In un perfetto scenario di orwelliana memoria (il buon George non si dispiaccia per aver nominato il suo nome invano) possono cominciare i due minuti d’odio; ma questa volta il momento per farlo non è una riunione di partito, l’avversario sugli schermi non è un nemico crudele che minaccia la patria. Niente di tutto ciò.
Il nemico da odiare stavolta è Chris Froome, quattro volte vincitore del Tour de France, apparso in difficoltà nei primi giorni di questo Giro D’Italia e staccatosi nell’ultima tappa con arrivo sul Gran Sasso.
Doverosa premessa: chi scrive non ha mai amato il corridore britannico per il modo in cui corre. Non perché il keniano bianco non sia mai stato in grado di dare spettacolo, ma perché il suo modo di gestire la corsa, la sua attenzione maniacale per i numeri, il suo non discostarsi mai dai valori massimi indicati nel suo computerino ne hanno reso un corridore troppo schiavo dei numeri e poco avvezzo all’improvvisazione, componente anch’essa necessaria nel ciclismo attuale.

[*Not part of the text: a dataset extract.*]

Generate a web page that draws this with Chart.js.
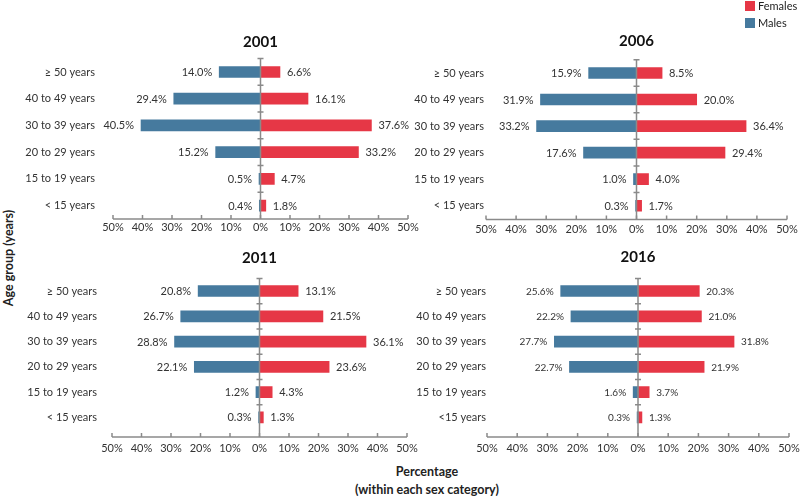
<!DOCTYPE html>
<html>
<head>
<meta charset="utf-8">
<script src="https://cdn.jsdelivr.net/npm/chart.js@4.4.1/dist/chart.umd.min.js"></script>
<style>
  html, body { margin: 0; padding: 0; background: #fff; }
  body { width: 800px; height: 496px; position: relative; overflow: hidden; font-family: Lato, "Open Sans", sans-serif; color: #222; }
  .panel { position: absolute; }
  .legend { position: absolute; left: 745px; font-size: 11px; line-height: 10px; z-index: 2; }
  .legend span.box { position: absolute; left: 0; top: 0; width: 10px; height: 10px; }
  .legend span.txt { position: absolute; left: 13px; top: 0; white-space: nowrap; }
  .ytitle { position: absolute; left: 8px; top: 258px; transform: translate(-50%, -50%) rotate(-90deg); font-weight: bold; font-size: 12.5px; white-space: nowrap; }
  .xtitle { position: absolute; left: 427px; top: 463px; transform: translateX(-50%); font-weight: bold; font-size: 12.5px; line-height: 18px; text-align: center; white-space: nowrap; }
</style>
</head>
<body>

<div class="legend" style="top:1px"><span class="box" style="background:#e63746"></span><span class="txt">Females</span></div>
<div class="legend" style="top:18px"><span class="box" style="background:#467a9e"></span><span class="txt">Males</span></div>
<div class="ytitle">Age group (years)</div>
<div class="xtitle">Percentage<br>(within each sex category)</div>

<script>
// Age structure by sex, four census years

const ageGroups = ['≥ 50 years', '40 to 49 years', '30 to 39 years', '20 to 29 years', '15 to 19 years', '< 15 years'];
const ageGroups2016 = ['≥ 50 years', '40 to 49 years', '30 to 39 years', '20 to 29 years', '15 to 19 years', '<15 years'];

const males2001 = [14.0, 29.4, 40.5, 15.2, 0.5, 0.4];
const females2001 = [6.6, 16.1, 37.6, 33.2, 4.7, 1.8];
const males2006 = [15.9, 31.9, 33.2, 17.6, 1.0, 0.3];
const females2006 = [8.5, 20.0, 36.4, 29.4, 4.0, 1.7];
const males2011 = [20.8, 26.7, 28.8, 22.1, 1.2, 0.3];
const females2011 = [13.1, 21.5, 36.1, 23.6, 4.3, 1.3];
const males2016 = [25.6, 22.2, 27.7, 22.7, 1.6, 0.3];
const females2016 = [20.3, 21.0, 31.8, 21.9, 3.7, 1.3];

const xTickValues = [-50, -40, -30, -20, -10, 0, 10, 20, 30, 40, 50];

const MALE_COLOR = '#467a9e';
const FEMALE_COLOR = '#e63746';
const AXIS_COLOR = '#8a8a8a';

Chart.defaults.font.family = 'Lato, "Open Sans", sans-serif';
Chart.defaults.color = '#333';

// layout of each small chart (pixel boxes)
const panels = [
    { year: '2001', labels: ageGroups, males: males2001, females: females2001,
      canvasLeft: 0, areaLeft: 113, areaRight: 408, areaTop: 58.6, areaBottom: 219.4,
      titleY: 42, gap: 0, labelPad: 18, tickPad: 2, valueFont: 11 },
    { year: '2006', labels: ageGroups, males: males2006, females: females2006,
      canvasLeft: 400, areaLeft: 486, areaRight: 787, areaTop: 59.7, areaBottom: 219.3,
      titleY: 41, gap: 0.5, labelPad: 2, tickPad: 4, valueFont: 11 },
    { year: '2011', labels: ageGroups, males: males2011, females: females2011,
      canvasLeft: 0, areaLeft: 112, areaRight: 407, areaTop: 278.4, areaBottom: 429.6,
      titleY: 258, gap: 7, labelPad: 15, tickPad: 11.8, valueFont: 11 },
    { year: '2016', labels: ageGroups2016, males: males2016, females: females2016,
      canvasLeft: 400, areaLeft: 487, areaRight: 789, areaTop: 278.4, areaBottom: 429.6,
      titleY: 257, gap: 7, labelPad: 1, tickPad: 11.8, valueFont: 10 }
];

const TITLE_SIZE = 15;
const TITLE_HALF = TITLE_SIZE * 1.2 / 2;
const X_SCALE_HEIGHT = 30;
const RIGHT_PAD = 32; // roomy enough that the last "50%" label never squeezes the plot

// center line, bottom axis and value labels
const pyramidDecor = {
    id: 'pyramidDecor',
    afterDatasetsDraw(chart, args, opts) {
        const ctx = chart.ctx;
        const x = chart.scales.x;
        const y = chart.scales.y;
        const area = chart.chartArea;
        const axisY = area.bottom + opts.gap;
        const zeroX = x.getPixelForValue(0);

        ctx.save();

        // value labels next to the bar ends
        ctx.font = opts.valueFont + 'px Lato, "Open Sans", sans-serif';
        ctx.fillStyle = '#333';
        ctx.textBaseline = 'middle';
        chart.data.datasets.forEach((ds, di) => {
            const meta = chart.getDatasetMeta(di);
            meta.data.forEach((bar, i) => {
                const v = Math.abs(ds.data[i]);
                const txt = v.toFixed(1) + '%';
                if (ds.data[i] < 0) {
                    ctx.textAlign = 'right';
                    ctx.fillText(txt, bar.x - 7, bar.y + 0.5);
                } else {
                    ctx.textAlign = 'left';
                    ctx.fillText(txt, bar.x + 7, bar.y + 0.5);
                }
            });
        });

        ctx.strokeStyle = AXIS_COLOR;
        ctx.lineWidth = 1.5;

        // vertical zero line with little cross ticks between age groups
        ctx.beginPath();
        ctx.moveTo(zeroX, area.top);
        ctx.lineTo(zeroX, axisY);
        ctx.moveTo(zeroX - 3, area.top);
        ctx.lineTo(zeroX + 3, area.top);
        for (let i = 0; i < chart.data.labels.length - 1; i++) {
            const yy = (y.getPixelForValue(i) + y.getPixelForValue(i + 1)) / 2;
            ctx.moveTo(zeroX - 3, yy);
            ctx.lineTo(zeroX + 3, yy);
        }
        ctx.stroke();

        // bottom axis with upward ticks
        ctx.beginPath();
        ctx.moveTo(x.getPixelForValue(-50), axisY);
        ctx.lineTo(x.getPixelForValue(50), axisY);
        xTickValues.forEach(t => {
            const px = x.getPixelForValue(t);
            ctx.moveTo(px, axisY);
            ctx.lineTo(px, axisY - 4);
        });
        ctx.stroke();

        ctx.restore();
    }
};

panels.forEach(p => {
    const canvasTop = p.titleY - TITLE_HALF - 4;
    const canvasHeight = Math.round(p.areaBottom - canvasTop + X_SCALE_HEIGHT);
    const canvasWidth = p.areaRight + RIGHT_PAD - p.canvasLeft;

    const wrap = document.createElement('div');
    wrap.className = 'panel';
    wrap.style.left = p.canvasLeft + 'px';
    wrap.style.top = canvasTop + 'px';
    wrap.style.width = canvasWidth + 'px';
    wrap.style.height = canvasHeight + 'px';
    const canvas = document.createElement('canvas');
    canvas.width = canvasWidth;
    canvas.height = canvasHeight;
    canvas.style.width = canvasWidth + 'px';
    canvas.style.height = canvasHeight + 'px';
    wrap.appendChild(canvas);
    document.body.appendChild(wrap);

    new Chart(canvas.getContext('2d'), {
        type: 'bar',
        data: {
            labels: p.labels,
            datasets: [{
                label: 'Males',
                data: p.males.map(v => -v),
                backgroundColor: MALE_COLOR,
                barThickness: 11,
                stack: 'sex'
            }, {
                label: 'Females',
                data: p.females,
                backgroundColor: FEMALE_COLOR,
                barThickness: 11,
                stack: 'sex'
            }]
        },
        options: {
            indexAxis: 'y',
            responsive: false,
            animation: false,
            layout: {
                autoPadding: false,
                padding: { left: 0, right: RIGHT_PAD, top: 0, bottom: 0 }
            },
            plugins: {
                legend: { display: false },
                tooltip: { enabled: false },
                title: {
                    display: true,
                    text: p.year,
                    fullSize: false,
                    color: '#111',
                    font: { size: TITLE_SIZE, weight: 'bold' },
                    padding: { top: 4, bottom: p.areaTop - p.titleY - TITLE_HALF }
                },
                pyramidDecor: { gap: p.gap, valueFont: p.valueFont }
            },
            scales: {
                x: {
                    type: 'linear',
                    stacked: true,
                    min: -50,
                    max: 50,
                    grid: { display: false, drawTicks: false },
                    border: { display: false },
                    ticks: {
                        stepSize: 10,
                        padding: p.tickPad,
                        maxRotation: 0,
                        color: '#333',
                        font: { size: 11 },
                        callback: v => Math.abs(v) + '%'
                    },
                    afterFit: scale => { scale.height = X_SCALE_HEIGHT; }
                },
                y: {
                    stacked: true,
                    grid: { display: false, drawTicks: false },
                    border: { display: false },
                    ticks: {
                        padding: p.labelPad,
                        color: '#333',
                        font: { size: 11 }
                    },
                    afterFit: scale => { scale.width = p.areaLeft - p.canvasLeft; }
                }
            }
        },
        plugins: [pyramidDecor]
    });
});
</script>
</body>
</html>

Chris Froome, in questo Giro D’Italia è apparso più umano (fosse la prima volta), con una squadra lontana dall’essere la corazzata degli scorsi anni e delle gambe che non girano come dovrebbero. E allora, via con le dietrologie: “senza ventolin non è più lo stesso corridore’’, così come qualche mese fa andava di moda il “che fosse dopato lo si vedeva da anni”.
Il riferimento allo scandalo doping che lo ha colpito lo scorso anno è stato fra i più gettonati negli ultimi giorni sui social, la tesi secondo cui il corridore britannico abbia ottenuto i suoi successi grazie agli “aiutini” spopola sul web. Se chi di dovere sentenzierà che il famigerato aiutino ci sia stato è giusto che gli venga revocata la vittoria dea scorsa Vuelta; la legge è uguale per tutti. Ma, pur non essendo propriamente un esperto in materia, chi scrive non è convintissimo del fatto che il doping abbia effetto retroattivo. Quindi, se la memoria non inganna, prima di settembre 2017 (data dell’accusa) il palmares di Froome vantava quattro Tour de France: noccioline. Deduzione logica: al momento chi dice che il britannico ha vinto solo perché dopato parla di aria fritta. Amen.
Ora, se dovessero emergere altri dettagli a suo carico, chi scrive sarà il primo a fare mea culpa. Ma ai dati attuali non c’è niente che faccia sospettare ciò. Quindi, che ci si metta l’anima in pace una volta per tutte, si inizi a considerare le difficoltà di Froome sotto un altro occhio, e si cerchi di capire sul serio i motivi di queste difficoltà. Innanzitutto il corridore quest’anno partiva con l’obiettivo della doppietta Giro-Tour: probabile, quindi, che abbia svolto una preparazione che gli permetta di entrare in condizione più tardi, in modo da mantenere il picco della forma più tempo. Coloro che sostengono che sia un modo per snobbare il Giro non si scandalizzino: è l’approccio più naturale per chi tenta un impresa del genere. Chi, con questo obiettivo in mente, ha provato a strafare alla corsa rosa, quasi sempre si è trovato senza energie in Francia. E lo stesso Froome lo scorso anno ebbe un approccio più prudente al Tour per cercare di mantenere la forma in ottica Vuelta.
In secondo luogo correre con la spada di Damocle della possibile squalifica addosso potrebbe risultare difficile anche per un corridore esperto come lui. Inoltre ci si dimentica troppo spesso che il britannico è caduto per ben due volte in pochi giorni: lecito pensare che le conseguenze delle cadute lascino strascichi nelle tappe successive.
Come finirà questo Giro non lo potremo mai sapere: Froome ci ha abituati, soprattutto nelle corse in cui non arrivava al top della forma, a stupire tutti proprio quando sembrava fuori dai giochi, e le rimonte in tappe della Vuelta in cui, dopo aver pagato distacchi nelle parti iniziali della salita, si è rimangiato uno ad uno tutti i corridori ed è arrivato con i primi dovrebbero insegnare.
Può non piacere, ma Froome è probabilmente, insieme a Contador, il più forte corridore da corse a tappe del nuovo millennio, impariamo ad apprezzarlo come tale, anche se il suo modo di correre non c’è lo fa apprezzare al pari di altri.
Ed in ogni caso, smettiamola di dover odiare per forza ed a tutti i costi, finiamola di esultare per le cadute e per le pene altrui. Soprattutto se parliamo in nome dello Sport.